In the Senate, reactions were measured, with Nimba County Senator Nya D. Twayen Jr. moving to accept the President's disclosure and refer it to the Senate Committee on Executive for monitoring.

The response in the House of Representatives, however, was far more critical. Lawmakers, including James Kolleh, Frank Saah Foko, and Clarence Gahr questioned the sincerity and legality of the process. Even ruling-party legislators expressed dissatisfaction.

Rep. Prescilla Abram Cooper (District #5, Montserrado County) said the episode contradicted the administration's campaign promises.

"Government cannot be based on friendship. There are laws and these laws should be followed to the letter," Cooper said. "This Legislature is being overlooked."
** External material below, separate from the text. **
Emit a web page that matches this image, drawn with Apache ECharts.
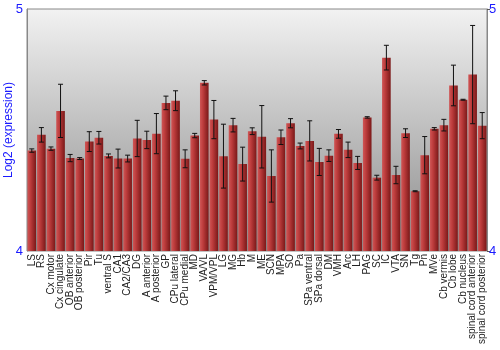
<!DOCTYPE html>
<html><head><meta charset="utf-8">
<script src="https://cdn.jsdelivr.net/npm/echarts@6/dist/echarts.min.js"></script>
<style>html,body{margin:0;padding:0;background:#fff}#c{width:500px;height:350px}</style>
</head><body><div id="c"></div>
<script>
const categories = ["LS","RS","Cx motor","Cx cingulate","OB anterior","OB posterior","Pir","Tu","ventral S","CA1","CA2/CA3","DG","A anterior","A posterior","GP","CPu lateral","CPu medial","MD","VA/VL","VPM/VPL","LG","MG","Hb","M","ME","SCN","MPA","SO","Pa","SPa ventral","SPa dorsal","DM","VMH","Arc","LH","PAG","SC","IC","VTA","SN","Tg","Pn","MVe","Cb vermis","Cb lobe","Cb nucleus","spinal cord anterior","spinal cord posterior"];
const values = [4.415,4.480,4.423,4.579,4.384,4.382,4.452,4.468,4.393,4.382,4.382,4.465,4.459,4.485,4.612,4.621,4.381,4.477,4.695,4.543,4.392,4.520,4.359,4.495,4.472,4.310,4.470,4.528,4.434,4.455,4.368,4.394,4.484,4.418,4.364,4.552,4.303,4.799,4.314,4.487,4.247,4.396,4.505,4.520,4.684,4.625,4.729,4.518];
const errors = [0.007,0.030,0.007,0.110,0.015,0.004,0.041,0.026,0.008,0.039,0.014,0.075,0.036,0.083,0.028,0.041,0.037,0.009,0.009,0.079,0.132,0.028,0.070,0.014,0.129,0.108,0.030,0.019,0.012,0.083,0.056,0.024,0.018,0.032,0.027,0.003,0.010,0.051,0.036,0.018,0.002,0.077,0.005,0.024,0.084,0.002,0.203,0.054];
const yTicks = [4,5];
const yTitle = 'Log2 (expression)';

const chart = echarts.init(document.getElementById('c'));
const errData = values.map((v,i)=>[i, v-errors[i], v+errors[i]]);
chart.setOption({
  animation:false,
  graphic:[{type:'text',x:9,y:130,rotation:Math.PI/2,
    style:{text:yTitle,fill:'#1a1aff',font:'12px "Liberation Sans", Arial',textAlign:'center',textVerticalAlign:'middle'}}],
  grid:{left:27,right:13,top:9,bottom:99,outerBoundsMode:'none',containLabel:false,show:true,borderColor:'#888',borderWidth:1,
    backgroundColor:new echarts.graphic.LinearGradient(0,0,0,1,[{offset:0,color:'#f2f2f2'},{offset:1,color:'#8a8a8a'}])},
  xAxis:{type:'category',data:categories,
    axisLine:{show:false},axisTick:{show:false},
    axisLabel:{interval:0,rotate:90,fontSize:10,fontFamily:'Liberation Sans, Arial',color:'#222',margin:3}},
  yAxis:[{type:'value',min:yTicks[0],max:yTicks[1],interval:1,
    axisLine:{show:true,lineStyle:{color:'#888'}},axisTick:{show:false},splitLine:{show:false},
    axisLabel:{color:'#1a1aff',fontSize:13,fontFamily:'Liberation Sans, Arial',margin:4}},
   {type:'value',min:yTicks[0],max:yTicks[1],interval:1,position:'right',
    axisLine:{show:true,lineStyle:{color:'#888'}},axisTick:{show:true,length:3,lineStyle:{color:'#555'}},splitLine:{show:false},
    axisLabel:{color:'#1a1aff',fontSize:13,fontFamily:'Liberation Sans, Arial',margin:2}}],
  series:[{type:'bar',data:values,barCategoryGap:'10%',
    itemStyle:{color:new echarts.graphic.LinearGradient(0,0,1,0,[{offset:0,color:'#cf5656'},{offset:0.35,color:'#bd3c3c'},{offset:1,color:'#7a1818'}])}},
   {type:'custom',data:errData,z:10,
    renderItem:function(params,api){
      const x=api.value(0), lo=api.coord([x,api.value(1)]), hi=api.coord([x,api.value(2)]);
      const w=2.5, st={stroke:'#111',lineWidth:1};
      return {type:'group',children:[
        {type:'line',shape:{x1:hi[0],y1:hi[1],x2:lo[0],y2:lo[1]},style:st},
        {type:'line',shape:{x1:hi[0]-w,y1:hi[1],x2:hi[0]+w,y2:hi[1]},style:st},
        {type:'line',shape:{x1:lo[0]-w,y1:lo[1],x2:lo[0]+w,y2:lo[1]},style:st}]};
    }}]
});
</script></body></html>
Criticism From Allies and Opposition

Outside the Legislature, former Auditor General John Morlu, a supporter of President Boakai, urged the President to apologize and regularize the process, warning of reputational damage.

"Once you take custody, the risks and ownership have passed to you," Morlu said. "You cannot conduct government business based on friendship and gentleman's agreements. All this reeks of corruption and lack of accountability."

The opposition Coalition for Democratic Change (CDC) also faulted the President's letter, noting that it failed to identify the alleged "friend" and warning of potential contingent liabilities for the state.

New Deal Under Koung

Amid the uproar, President Boakai removed the process from Bility's oversight and appointed Vice President Jeremiah Kpan Koung to lead a new committee to renegotiate the acquisition.

The Koung-led committee has since concluded negotiations for a new batch of machines, with Evergreen Import and Export (Liberia) Corporation, a Chinese-linked firm, sourcing the equipment from SHANTUI Company in China. The process included multiple reviews, including a 2025 delegation to China led by Vice President Koung.

Government officials say the renegotiated deal followed procurement requirements and prioritized cost-effectiveness and fiscal discipline.

Machines Already En Route

The Ministry of Public Works has announced that 134 machines, the first batch of the newly negotiated 285-unit fleet, departed China on January 15, 2026, and are expected to arrive at the Free Port of Monrovia within 45 to 50 days.

The shipment includes bulldozers, excavators, low-bed trailers, fuel and water tankers, service trucks, and utility pickup vehicles. A second shipment is expected later this month.

New Arrangement, Old Questions

While the government insists that no money was lost during the aborted deal, critics argue the episode exposes serious weaknesses in decision-making, oversight, and adherence to procurement laws.

Public concern has also centered on the undisclosed logistical and administrative costs associated with transporting, storing, and returning the initial machines.

As the Boakai administration moves forward with the new arrangement, transparency advocates say restoring public trust will depend not only on lawful procurement but also on clear accountability for how the initial deal was allowed to proceed.